Watch that paperboard

More than any other policymaker, Federal Reserve Board chairman Alan Greenspan is the public face of the longest economic expansion in U.S. history.

More than any other policymaker, Federal Reserve Board chairman Alan Greenspan is the public face of the longest economic expansion in U.S. history.

By Deepak Gopinath
November 2000
Institutional Investor Magazine

More than any other policymaker, Federal Reserve Board chairman Alan Greenspan is the public face of the longest economic expansion in U.S. history. Were he suddenly to die, Senator John McCain joked during a Republican primary debate this spring, “God forbid, I would do like they did in the movie Weekend at Bernie’s. I would prop him up and put a pair of dark glasses on him.”

But who is the man behind the monetary policy?

In a well-researched, cleanly written biography, Justin Martin, the author of Greenspan: The Man Behind Money, tries to answer that question. Greenspan spoke to the author only briefly and on background. But after interviewing Greenspan’s friends, colleagues, lovers, bosses and mentors (the latter group includes Henry Kissinger, Gerald Ford and Milton Friedman) and digging deep into the archives, Martin uncovers some fascinating material about the Fed chairman’s early years. But the portrait, however detailed, remains incomplete: Martin never quite brings his subject to life.

Born in 1926, Greenspan grew up during the Depression in the Washington Heights section of upper Manhattan. He was 5 years old when his father, a businessman and economic consultant, moved out and his parents divorced. Herbert Greenspan had little contact with his son over the years, but when Alan was nine his father gave him a copy of a book he had written defending the New Deal. In the inscription he urged his son to study economics. What was the psychological legacy of this abbreviated father-son relationship? Martin offers no clues.

Music, not economics, became Greenspan’s first passion. After high school Greenspan enrolled as a clarinetist at the prestigious Juilliard School in New York. A year later he dropped out to tour with a swing band. The bandleader, Henry Jerome, told Martin that Greenspan was no master of improvisation but a disciplined, talented section player who also served as the band’s accountant. “Greenspan was never party to the partying,” Jerome recalls. “In fact, as the band grew wilder, he grew straighter.”

In 1952 Greenspan married Joan Mitchell, but the couple divorced after just ten months of marriage. “We never had a harsh word. We just decided it would be best to part,” she told Martin.

Never unattached for long, Greenspan dated a succession of middle-aged media stars, including Barbara Walters. In 1997 the Fed chairman married his longtime companion, NBC political correspondent Andrea Mitchell.

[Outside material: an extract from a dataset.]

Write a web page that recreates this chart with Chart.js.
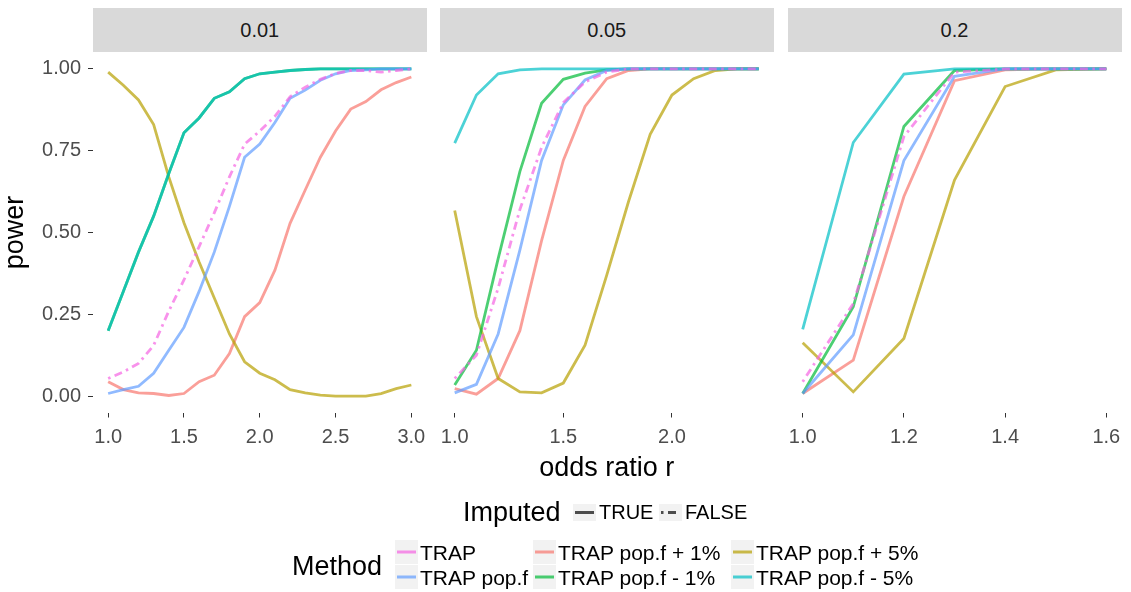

Curiously, it was a chance encounter with a friend from Geenspan’s year with the band that led to an introduction to Richard Nixon, which set in motion a political career that included stints as an adviser to presidents Nixon, Ford and Ronald Reagan, who appointed him Fed chief in 1987. Time and again, Martin suggests, great opportunities presented themselves to Greenspan, and the highly intelligent, politically astute economist made them work -- and then some.

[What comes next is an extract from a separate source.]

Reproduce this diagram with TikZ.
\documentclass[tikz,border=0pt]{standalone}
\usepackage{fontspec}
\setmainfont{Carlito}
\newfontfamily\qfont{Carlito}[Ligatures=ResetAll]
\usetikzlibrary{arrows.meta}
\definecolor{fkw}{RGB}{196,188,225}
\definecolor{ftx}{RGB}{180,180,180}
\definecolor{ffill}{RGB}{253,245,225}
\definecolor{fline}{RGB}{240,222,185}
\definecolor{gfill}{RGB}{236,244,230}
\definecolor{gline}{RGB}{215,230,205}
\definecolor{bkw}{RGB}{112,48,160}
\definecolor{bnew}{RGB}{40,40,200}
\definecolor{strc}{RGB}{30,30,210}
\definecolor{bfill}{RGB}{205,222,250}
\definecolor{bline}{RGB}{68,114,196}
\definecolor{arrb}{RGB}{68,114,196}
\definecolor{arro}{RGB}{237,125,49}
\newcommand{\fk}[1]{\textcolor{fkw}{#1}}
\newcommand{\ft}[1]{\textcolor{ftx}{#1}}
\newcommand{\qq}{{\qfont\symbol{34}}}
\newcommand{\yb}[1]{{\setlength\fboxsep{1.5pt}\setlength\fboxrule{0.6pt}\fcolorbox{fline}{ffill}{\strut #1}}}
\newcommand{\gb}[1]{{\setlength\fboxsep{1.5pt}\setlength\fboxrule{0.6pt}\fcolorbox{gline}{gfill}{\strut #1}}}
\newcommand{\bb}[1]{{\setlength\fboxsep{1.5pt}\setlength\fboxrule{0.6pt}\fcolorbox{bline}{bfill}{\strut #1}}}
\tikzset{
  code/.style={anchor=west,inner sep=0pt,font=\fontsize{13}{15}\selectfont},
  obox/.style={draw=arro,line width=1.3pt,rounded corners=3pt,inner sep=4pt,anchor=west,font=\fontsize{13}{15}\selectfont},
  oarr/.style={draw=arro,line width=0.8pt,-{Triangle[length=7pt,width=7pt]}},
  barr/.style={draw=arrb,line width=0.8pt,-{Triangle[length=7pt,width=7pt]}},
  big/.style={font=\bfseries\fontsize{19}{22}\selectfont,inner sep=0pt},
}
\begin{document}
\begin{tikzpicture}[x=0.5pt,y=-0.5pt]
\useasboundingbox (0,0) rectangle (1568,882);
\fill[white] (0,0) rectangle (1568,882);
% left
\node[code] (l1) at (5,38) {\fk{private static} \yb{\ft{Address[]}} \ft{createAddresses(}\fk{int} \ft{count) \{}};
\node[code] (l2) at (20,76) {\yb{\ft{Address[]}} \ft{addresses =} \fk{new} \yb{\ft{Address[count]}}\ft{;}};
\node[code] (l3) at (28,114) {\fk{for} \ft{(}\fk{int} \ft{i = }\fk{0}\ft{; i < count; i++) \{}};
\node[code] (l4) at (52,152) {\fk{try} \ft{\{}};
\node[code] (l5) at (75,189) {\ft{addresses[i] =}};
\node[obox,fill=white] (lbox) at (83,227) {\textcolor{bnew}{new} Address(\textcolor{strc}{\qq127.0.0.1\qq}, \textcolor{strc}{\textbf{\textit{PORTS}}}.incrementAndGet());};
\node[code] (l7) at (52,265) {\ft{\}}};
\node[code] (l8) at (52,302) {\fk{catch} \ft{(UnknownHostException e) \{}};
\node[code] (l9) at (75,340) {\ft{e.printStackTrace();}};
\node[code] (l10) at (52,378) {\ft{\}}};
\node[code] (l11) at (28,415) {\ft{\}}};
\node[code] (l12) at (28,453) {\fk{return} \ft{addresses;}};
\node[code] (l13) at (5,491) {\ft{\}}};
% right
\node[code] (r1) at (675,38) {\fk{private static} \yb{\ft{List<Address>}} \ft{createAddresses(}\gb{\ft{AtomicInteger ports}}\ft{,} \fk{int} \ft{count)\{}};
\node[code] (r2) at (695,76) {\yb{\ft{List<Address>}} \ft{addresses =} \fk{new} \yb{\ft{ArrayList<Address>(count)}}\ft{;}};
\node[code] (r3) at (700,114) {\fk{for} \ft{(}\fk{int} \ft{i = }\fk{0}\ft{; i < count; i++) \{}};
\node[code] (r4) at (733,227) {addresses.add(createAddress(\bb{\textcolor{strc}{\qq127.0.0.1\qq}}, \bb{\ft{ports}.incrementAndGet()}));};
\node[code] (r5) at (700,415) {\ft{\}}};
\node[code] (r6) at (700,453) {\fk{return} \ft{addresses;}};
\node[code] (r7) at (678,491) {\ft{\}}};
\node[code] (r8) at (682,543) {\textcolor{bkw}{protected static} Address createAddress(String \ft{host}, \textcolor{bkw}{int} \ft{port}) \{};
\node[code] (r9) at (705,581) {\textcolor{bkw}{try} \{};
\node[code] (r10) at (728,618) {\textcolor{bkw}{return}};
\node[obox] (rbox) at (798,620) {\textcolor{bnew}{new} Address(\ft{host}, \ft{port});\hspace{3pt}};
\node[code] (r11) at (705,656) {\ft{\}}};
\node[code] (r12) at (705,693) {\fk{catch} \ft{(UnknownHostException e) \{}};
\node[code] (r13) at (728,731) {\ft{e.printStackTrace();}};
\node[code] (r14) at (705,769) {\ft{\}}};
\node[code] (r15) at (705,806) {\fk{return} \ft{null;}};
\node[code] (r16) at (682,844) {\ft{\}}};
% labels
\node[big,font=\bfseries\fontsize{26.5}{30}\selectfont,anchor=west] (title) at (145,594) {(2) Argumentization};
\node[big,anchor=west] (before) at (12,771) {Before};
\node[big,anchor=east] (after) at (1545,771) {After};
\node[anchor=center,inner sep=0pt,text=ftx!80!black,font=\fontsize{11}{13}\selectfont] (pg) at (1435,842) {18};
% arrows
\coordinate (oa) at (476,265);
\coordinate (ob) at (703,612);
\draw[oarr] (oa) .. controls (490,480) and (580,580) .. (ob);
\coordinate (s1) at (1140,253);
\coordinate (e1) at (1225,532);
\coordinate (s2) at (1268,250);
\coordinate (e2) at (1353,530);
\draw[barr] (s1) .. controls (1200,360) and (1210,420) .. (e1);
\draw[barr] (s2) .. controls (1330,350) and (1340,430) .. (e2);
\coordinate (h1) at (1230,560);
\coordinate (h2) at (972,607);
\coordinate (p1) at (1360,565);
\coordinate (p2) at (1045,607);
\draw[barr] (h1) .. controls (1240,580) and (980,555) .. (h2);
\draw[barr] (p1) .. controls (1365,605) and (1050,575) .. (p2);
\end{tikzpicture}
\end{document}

According to Martin, Greenspan’s expertise as a data-decoder helped define his pragmatic approach to making monetary policy. Martin describes Greenspan’s use of paperboard as an economic indicator: “Such a prosaic indicator holds scant appeal for an academic economist. But it has the benefit of uncanny accuracy. Greenspan was forever adding to his toolbox of indicators. People who worked for him over the years were driven to distraction by the ever-increasing amount of data he would track.”

While Martin’s portrait is overwhelmingly positive, he does point out the unfortunate role Greenspan played in precipitating the savings and loan crisis of the 1980s. As a consultant in the mid-1980s, Greenspan wrote a letter to thrift regulators that gave Charles Keating’s Lincoln Savings and Loan the green light to invest in real estate deals. Lincoln was later bailed out at a cost of $3 billion.

Martin devotes only the last third of his book to Greenspan’s tenure as Fed chairman, which began with a bang in 1987: Black Monday struck just two months after Greenspan took office. He handled the crisis brilliantly, flooding the markets with liquidity. Within days the markets stabilized.

Few who knew Greenspan in his early days ever imagined that he would accomplish as much as he did. “In retrospect, friends suspect that the seeds of his ambition must have been present, only buried or invisible,” writes Martin. “Perhaps the flip side of his modesty and introspection was the detachment and quiet inner drive necessary to succeed on a grand scale.” Maybe Greenspan was less hungry than lucky, the right man in the right place at the right time -- as this longest expansion in U.S. history can attest.